*Atenção, este texto contém spoilers do filme "Straw — Até a Última Gota"
Janiyah Wiltkinson, protagonista de "Straw — Até a Última Gota", filme lançado pela Netflix no início de junho, desperta como quem emerge de uma tormenta, de um torpor, de um estado de sobrevivência adormecida.
A menina ao seu lado fala, ri, dança. Mas está morta. Morreu na noite anterior. E ninguém sabe — ou pior, ninguém percebe. A filha morta, que aparece viva, é mais que alucinação — é consolo, invenção, artifício de uma mente esgotada que se recusa a admitir o fim. Ela representa o que resta de propósito, de sentido, de amor. Porque o luto de mulheres como Janiyah é socialmente negado. Não há licença. Não há amparo. Não há tempo.
O colapso só é suportável quando fantasiado com ternura. Essa menina-imagem é projeção, é defesa, é último laço. Não é loucura — é lucidez desesperada, criativa, compassiva. É o seu interior gritando por permanência.

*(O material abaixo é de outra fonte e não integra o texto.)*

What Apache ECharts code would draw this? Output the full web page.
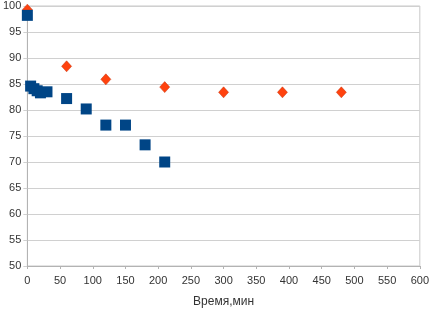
<!DOCTYPE html>
<html>
<head>
<meta charset="utf-8">
<script src="https://cdn.jsdelivr.net/npm/echarts@6/dist/echarts.min.js"></script>
<style>
html, body { margin: 0; padding: 0; background: #fff; }
#chart { width: 432px; height: 313px; }
</style>
</head>
<body>
<div id="chart"></div>
<script>
// blue series (squares)
let blueTime = [0, 5, 10, 15, 20, 30, 60, 90, 120, 150, 180, 210];
let blueValue = [98.2, 84.6, 84.1, 83.7, 83.3, 83.5, 82.2, 80.2, 77.1, 77.1, 73.3, 70.0];
// red series (diamonds)
let redTime = [0, 60, 120, 210, 300, 390, 480];
let redValue = [99.3, 88.4, 85.9, 84.4, 83.4, 83.4, 83.4];

let xName = "Время,мин";

function pairs(xs, ys)
{
    let out = [];
    for (let i = 0; i < xs.length; i++)
    {
        out.push([xs[i], ys[i]]);
    }
    return out;
}

var myChart = echarts.init(document.getElementById("chart"));

let axisLabelStyle = {
    color: '#333',
    fontSize: 11,
    fontFamily: 'Liberation Sans'
};

let option = {
    animation: false,
    grid: {
        left: 27,
        right: 9,
        top: 6,
        bottom: 47,
        show: true,
        borderColor: '#c8c8c8',
        borderWidth: 1
    },
    xAxis: {
        type: 'value',
        min: 0,
        max: 600,
        interval: 50,
        name: xName,
        nameLocation: 'middle',
        nameGap: 30,
        nameTextStyle: {
            color: '#333',
            fontSize: 12,
            fontFamily: 'Liberation Sans'
        },
        axisLine: { show: true, lineStyle: { color: '#b3b3b3' } },
        axisTick: { show: true, length: 3, lineStyle: { color: '#b3b3b3' } },
        axisLabel: Object.assign({ margin: 9 }, axisLabelStyle),
        splitLine: { show: false }
    },
    yAxis: {
        type: 'value',
        min: 50,
        max: 100,
        interval: 5,
        axisLine: { show: true, lineStyle: { color: '#b3b3b3' } },
        axisTick: { show: true, length: 4, lineStyle: { color: '#d0d0d0' } },
        axisLabel: Object.assign({ margin: 6 }, axisLabelStyle),
        splitLine: { show: true, lineStyle: { color: '#d0d0d0' } }
    },
    series: [
        {
            type: 'scatter',
            symbol: 'diamond',
            symbolSize: [10, 11],
            itemStyle: { color: '#ff420e', borderColor: '#c5300a', borderWidth: 0.5, opacity: 1 },
            data: pairs(redTime, redValue),
            z: 2
        },
        {
            type: 'scatter',
            symbol: 'rect',
            symbolSize: 11,
            itemStyle: { color: '#004586', opacity: 1 },
            data: pairs(blueTime, blueValue),
            z: 3
        }
    ]
};

myChart.setOption(option);
</script>
</body>
</html>
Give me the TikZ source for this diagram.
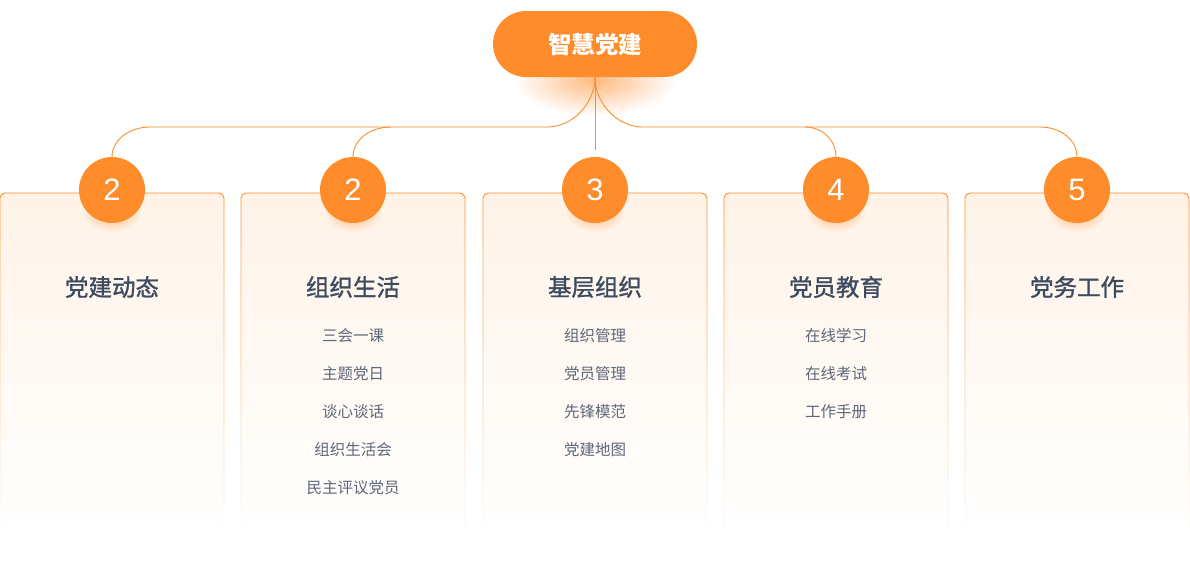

Essa mãe não está apenas em um filme. Ela está ao seu lado na fila do SUS, na escola pública, no ônibus das seis. Está sitiada por contas, dominada pela urgência. Mas como a sociedade trata sua dor? Como falha o Estado? Como o coletivo responde?
Não há nada, não há providência. Ignoram. Isentam-se.
O luto, para mulheres negras e pobres, não é apenas ausência. É roubo. Roubo do direito de sofrer, do direito de parar, do direito de ser cuidada quando a vida se desintegra.
A necropolítica do cotidiano exige que ela seja forte, produtiva, resiliente. Que “dê conta”.
A alucinação da filha viva não é loucura — é resistência simbólica. É a criação, pelo inconsciente, de uma realidade onde ela ainda é vista, tocada, respeitada. Onde há alguma doçura. Algum apoio. Algum gesto de humanidade. A fantasia de que alguém, em algum lugar, vai acolher.
Mas ninguém acolhe.
O que vemos em "Straw" é a radiografia das violências estruturais:
- A solidão imposta pela maternidade não dividida;
- O racismo institucional que nunca legitima sua dor;
- A pobreza que transforma o tempo de luto em luxo burguês;
- A culpa internalizada por não ter sido capaz de proteger, sustentar, prever, evitar — sozinha.
O luto, aqui, não é apenas perda: é nulidade de sentido. Orfandade! É a pergunta que ecoa: “Pra que continuar se aquilo que dava sentido já se foi?” E quando não há resposta, o sistema recolhe, silencia, criminaliza.
É preciso reconhecer:
O luto é um direito.
O luto precisa de política pública.
O luto materno de mulheres negras e pobres não pode mais ser tratado como obstáculo à produtividade.
Porque é justamente nesse luto não autorizado que se abre a incubadora da desnutrição precarizada do ser.
É nesse não lugar de cuidado que floresce a desesperança, a automutilação psíquica.
Janiyah representa todas as que não puderam parar para chorar. As que tiveram que seguir com o colo vazio.
Se há algo que o filme nos grita, é que não é possível se autossocorrer o tempo todo sem jamais precisar do outro. O senso de comunidade sussurra desesperadamente pela presença. E não há saúde mental possível onde não há partilha, sopro de justiça social, acolhimento e ações de resgate.
Porque seguir viva sem sentido não é resiliência. É sobrevivência nua, triste e exausta.
E que nenhuma mulher seja condenada à solidão por ter entregue seu “ninho” com toda a sua inteireza. E quando a multidão, em alucinação e em clamor terminal, gritar seu nome — Janiyah — possamos ouvir ecoando o nome de todas nós!